In his 1976 Ph.D. thesis, Paul Worden proposed a satellite experiment that could possibly disrupt the physics world. Thirty years later, that project has grown into the Satellite Test of the Equivalence Principle (STEP) and is closer to being launched than it ever has been. On Tuesday, David King, the head of NASA’s Marshall Space Flight Center (MSFC) and John Horrack, Manager of Science and Mission Systems at Marshall, made an all-day visit to the STEP offices to see if NASA would consider giving them the funding they need to reach the stars.
Worden, now co-principal investigator for STEP, wanted to launch a satellite into space to test Einstein’s Theory of General Relativity, which had been questioned due to experimental inconsistencies. Today, STEP has designed a two-meter-long satellite that will remain in orbit for six months. STEP is now seeking the funds to build and launch the satellite.
NASA, which is funding STEP’s current research, grew more interested in giving further funding to the satellite after the launch of Gravity Probe-B (GPB), a previous collaboration between Stanford and NASA. Rodney Torii, co-principal investigator for STEP, felt that the visit went well.
“There are a number of projects at the MSFC, but David King is certainly very interested in seeing the science happen,” Torii said. “Since GPB is ending and I don’t believe that there are that many fundamental science measures planned for Marshall, he came out here to get a better idea of both Marshall’s role and Stanford’s.”
Torii was optimistic about King’s reaction.
“He was very interested and positive about the science, and it’s probably very safe to say that after coming to Stanford and seeing what it was all about, he’s still very excited about the STEP project,” Torii said.
The science involved is the Equivalence Principle (EP), one of the core facts about gravity that every schoolchild takes for granted. For Einstein, it was one of the planks of the Theory of General Relativity. Under the EP, the acceleration of a body in a given point in space due to gravity does not depend on its mass or shape. It is a lesson that Galileo learned when he dropped the two cannonballs off the Leaning Tower of Pisa.
However, Einstein’s theory of gravity breaks down at the quantum level, where it has to interact with very small particles. Torii said that the project is looking for information about the various competing theories.
“We’re basically studying gravity,” Torii said. “There is a grand idea that inertial mass and gravitational mass are the same thing even though they’re measured and thought of completely differently. If that grand idea is not true, then general relativity is not true. Now there are other theories of gravity, most of which rely on a violation of the equivalence principle.”
STEP proposes to give the principle its most rigorous test to date by placing two nested masses in a drag-free satellite in orbit around the earth. Since orbit is a state of constant free-fall around the earth, the satellite will fall for six months, allowing researchers to record even miniscule differences in acceleration.

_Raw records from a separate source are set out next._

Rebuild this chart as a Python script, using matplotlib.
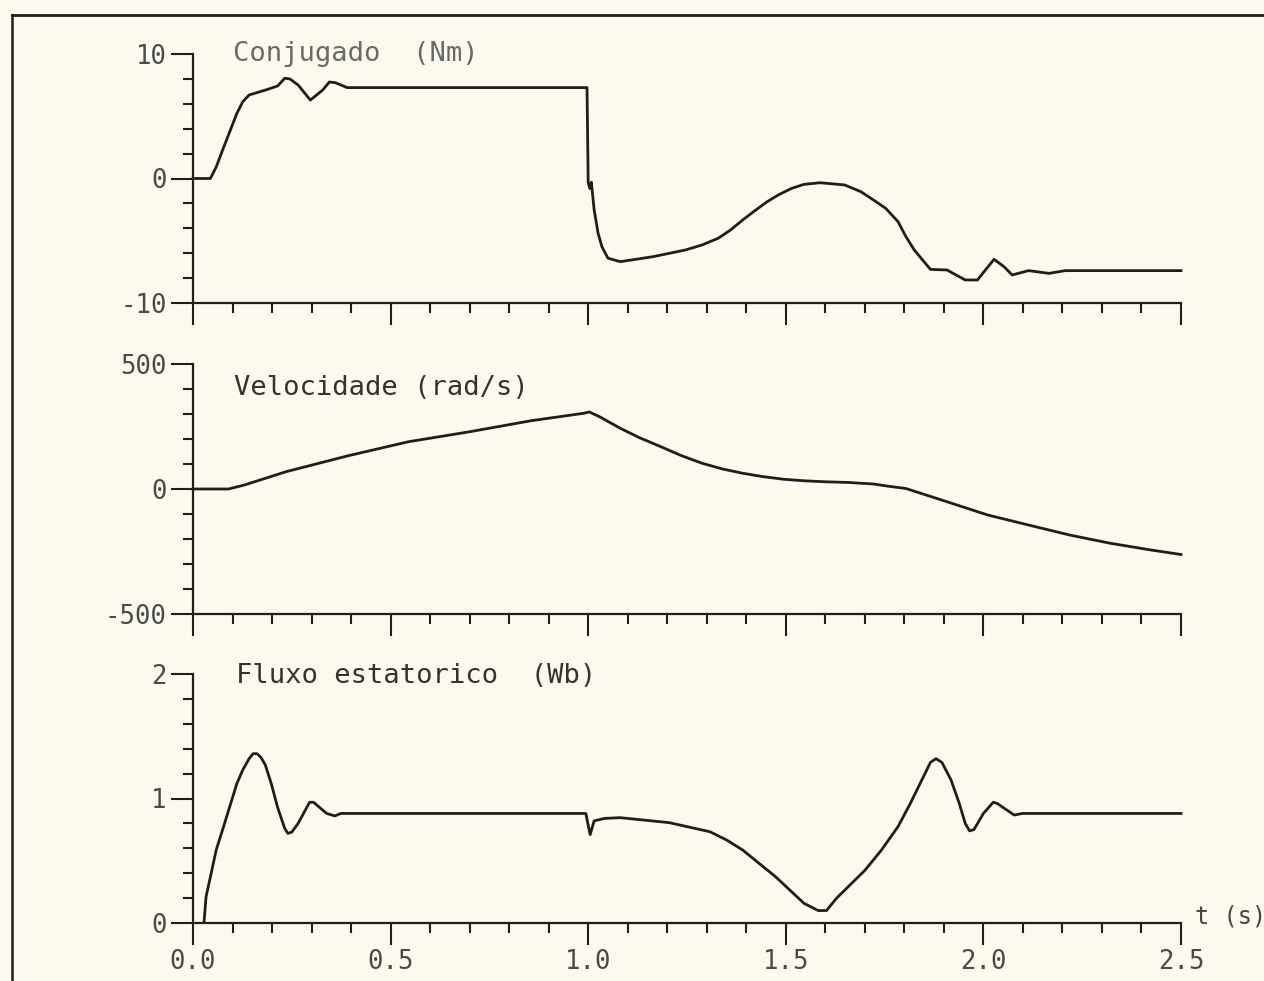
"""Partida e reversao do motor: conjugado, velocidade e fluxo estatorico
versus tempo, tres graficos empilhados no estilo de saida de plotter."""

import matplotlib

matplotlib.use("Agg")
import matplotlib.pyplot as plt  # noqa: E402
from matplotlib.lines import Line2D  # noqa: E402
from matplotlib.ticker import FormatStrFormatter, MultipleLocator  # noqa: E402

# conjugado (Nm)
t_torque = [0.0, 0.044, 0.059, 0.075, 0.111, 0.126, 0.142, 0.183, 0.214, 0.232,
            0.245, 0.266, 0.297, 0.328, 0.345, 0.36, 0.39, 0.997, 1.0, 1.004,
            1.008, 1.015, 1.025, 1.035, 1.05, 1.081, 1.164, 1.246, 1.288, 1.329,
            1.36, 1.391, 1.422, 1.453, 1.484, 1.515, 1.546, 1.587, 1.649, 1.69,
            1.722, 1.753, 1.784, 1.804, 1.825, 1.866, 1.908, 1.954, 1.985, 2.005,
            2.027, 2.052, 2.073, 2.114, 2.166, 2.207, 2.5]
torque = [0.0, 0.0, 0.95, 2.29, 5.23, 6.17, 6.71, 7.1, 7.43, 8.05,
          8.0, 7.51, 6.3, 7.1, 7.75, 7.7, 7.3, 7.3, -0.3, -0.8,
          -0.3, -2.5, -4.4, -5.5, -6.4, -6.68, -6.28, -5.74, -5.34, -4.8,
          -4.14, -3.33, -2.58, -1.86, -1.27, -0.79, -0.47, -0.34, -0.52, -1.06,
          -1.73, -2.4, -3.47, -4.67, -5.74, -7.3, -7.35, -8.15, -8.15, -7.35,
          -6.49, -7.08, -7.75, -7.4, -7.62, -7.4, -7.4]

# velocidade (rad/s)
t_speed = [0.0, 0.09, 0.13, 0.235, 0.39, 0.545, 0.70, 0.855, 0.989, 1.003,
           1.03, 1.081, 1.13, 1.184, 1.235, 1.288, 1.34, 1.391, 1.44, 1.494,
           1.545, 1.598, 1.66, 1.722, 1.76, 1.804, 1.908, 2.011, 2.114, 2.218,
           2.321, 2.424, 2.5]
speed = [0, 0, 16, 69, 132, 189, 229, 273, 303, 308,
         288, 243, 205, 169, 134, 103, 80, 63, 50, 39,
         33, 29, 26, 20, 11, 2, -51, -104, -144, -184,
         -217, -244, -262]

# fluxo estatorico (Wb)
t_flux = [0.028, 0.033, 0.044, 0.059, 0.075, 0.111, 0.126, 0.142, 0.152, 0.162,
          0.172, 0.183, 0.198, 0.214, 0.232, 0.24, 0.25, 0.266, 0.295, 0.305,
          0.338, 0.359, 0.374, 0.994, 1.005, 1.015, 1.041, 1.081, 1.205, 1.308,
          1.35, 1.391, 1.432, 1.474, 1.515, 1.546, 1.582, 1.603, 1.628, 1.701,
          1.742, 1.784, 1.815, 1.846, 1.866, 1.88, 1.895, 1.918, 1.939, 1.954,
          1.965, 1.976, 2.0, 2.025, 2.035, 2.078, 2.099, 2.5]
flux = [0.01, 0.21, 0.37, 0.59, 0.75, 1.12, 1.23, 1.32, 1.36, 1.36,
        1.33, 1.27, 1.12, 0.93, 0.76, 0.72, 0.73, 0.80, 0.97, 0.97,
        0.88, 0.86, 0.88, 0.88, 0.71, 0.82, 0.84, 0.846, 0.806, 0.733,
        0.667, 0.586, 0.48, 0.372, 0.25, 0.158, 0.10, 0.10, 0.198, 0.426,
        0.586, 0.774, 0.96, 1.16, 1.29, 1.32, 1.29, 1.15, 0.96, 0.80,
        0.74, 0.75, 0.88, 0.97, 0.96, 0.867, 0.88, 0.88]

PAPER = "#fcfaee"
INK = "#1e1e1e"
MONO = ["DejaVu Sans Mono"]

W, H = 1264, 981
LEFT, RIGHT = 193, 1181            # pixel x of t=0 and t=2.5
PANELS = [(54, 303), (364, 614), (674, 923)]  # pixel y of top/bottom limits


def style_axis(ax, ylim, ymajor, yminor, xlabels):
    ax.set_xlim(0, 2.5)
    ax.set_ylim(*ylim)
    ax.patch.set_visible(False)
    for side in ("top", "right"):
        ax.spines[side].set_visible(False)
    for side in ("left", "bottom"):
        ax.spines[side].set_linewidth(1.6)
        ax.spines[side].set_color(INK)
    ax.xaxis.set_major_locator(MultipleLocator(0.5))
    ax.xaxis.set_minor_locator(MultipleLocator(0.1))
    ax.yaxis.set_major_locator(MultipleLocator(ymajor))
    ax.yaxis.set_minor_locator(MultipleLocator(yminor))
    ax.tick_params(which="major", length=16, width=1.5, color=INK, pad=3,
                   labelsize=18.5, labelcolor="#4a4a4a")
    ax.tick_params(which="minor", length=7.5, width=1.5, color=INK)
    ax.tick_params(axis="x", labelbottom=xlabels)
    ax.xaxis.set_major_formatter(FormatStrFormatter("%.1f"))
    for lab in ax.get_xticklabels() + ax.get_yticklabels():
        lab.set_family(MONO)


def main() -> None:
    plt.rcParams["axes.unicode_minus"] = False
    fig = plt.figure(figsize=(W / 100, H / 100), dpi=100, facecolor=PAPER)

    axes = []
    for top, bottom in PANELS:
        rect = [LEFT / W, 1 - bottom / H, (RIGHT - LEFT) / W, (bottom - top) / H]
        axes.append(fig.add_axes(rect))
    ax_t, ax_w, ax_f = axes

    ax_t.plot(t_torque, torque, color=INK, lw=2.0, clip_on=False)
    style_axis(ax_t, (-10, 10), 10, 2, False)
    ax_t.text(0.10, 10, "Conjugado  (Nm)", family=MONO, fontsize=19.5,
              color="#6a6a6a", va="center")

    ax_w.plot(t_speed, speed, color=INK, lw=2.0, clip_on=False)
    style_axis(ax_w, (-500, 500), 500, 100, False)
    ax_w.text(0.105, 405, "Velocidade (rad/s)", family=MONO, fontsize=19.5,
              color="#333333", va="center")

    ax_f.plot(t_flux, flux, color=INK, lw=2.0, clip_on=False)
    style_axis(ax_f, (0, 2), 1, 0.2, True)
    ax_f.text(0.11, 1.98, "Fluxo estatorico  (Wb)", family=MONO, fontsize=19.5,
              color="#333333", va="center")
    ax_f.text(2.535, 0.05, "t (s)", family=MONO, fontsize=17,
              color="#444444", va="center")

    # moldura do papel (so topo e esquerda aparecem no scan)
    fig.add_artist(Line2D([12 / W, 1], [1 - 15 / H] * 2, color=INK, lw=2.0,
                          transform=fig.transFigure))
    fig.add_artist(Line2D([12 / W] * 2, [0, 1 - 15 / H], color=INK, lw=1.8,
                          transform=fig.transFigure))

    fig.savefig("out.png", facecolor=PAPER)


if __name__ == "__main__":
    main()
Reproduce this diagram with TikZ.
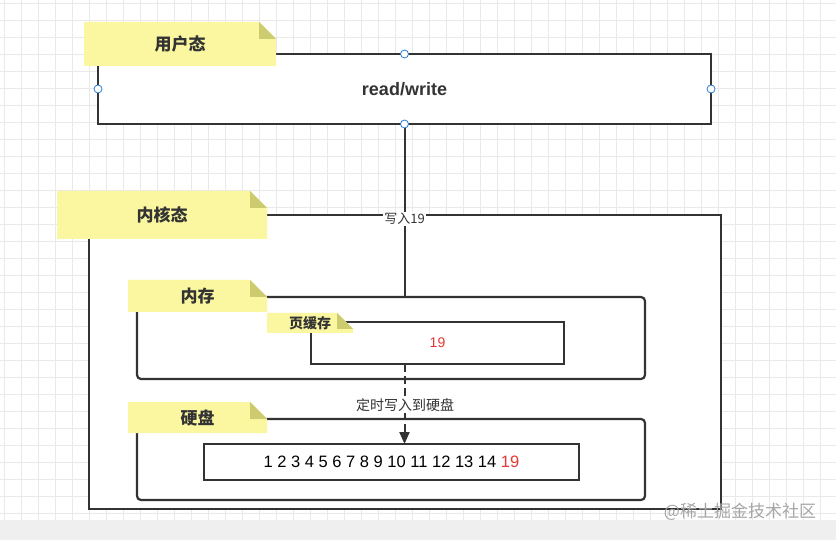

According to Torii, ground-based experiments only measure differences up to 1 part in 10^13, since the earth’s magnetic field varies and minute seismic differences can skew the results. In space, the background noise is reduced by a factor of 1,000 and measurements are also 1,000 times more sensitive, allowing STEP to get up to 1 part in 10^18. Many alternate theories of gravitation state that the Equivalence Principle breaks down at around this level.
STEP has had to travel a long road to get this far. Initial research was funded by a seed grant from NASA, enough to support a few students, with the tiny possibility that it would someday become a satellite mission. After they started to run out of NASA funds in the 1980s, STEP looked to the European Space Agency, which was running a contest for scientific satellite missions. The mission made the final cut, but narrowly lost out to another project.
According to Worden, the team then went back to the drawing board and designed successively leaner and cheaper versions of the project.
“We came back to the states and redesigned the satellite that we had done for the European version of STEP in a simpler form with the intent of making it into a more doable experiment and saving a lot of money on it,” he said. “The version we came up with for the ESA had a lot of co-experiments on it to make it more sellable. It included several very esoteric physics experiments in addition to the basic STEP experiment, which made it very expensive.”
The team is approximately 18 months away from completing a flight prototype. Their transition afterward to the flight project, however, is stumped by a $100 million price tag, according to STEP’s Web site. Without continued funding from NASA, it will be impossible to fully proceed.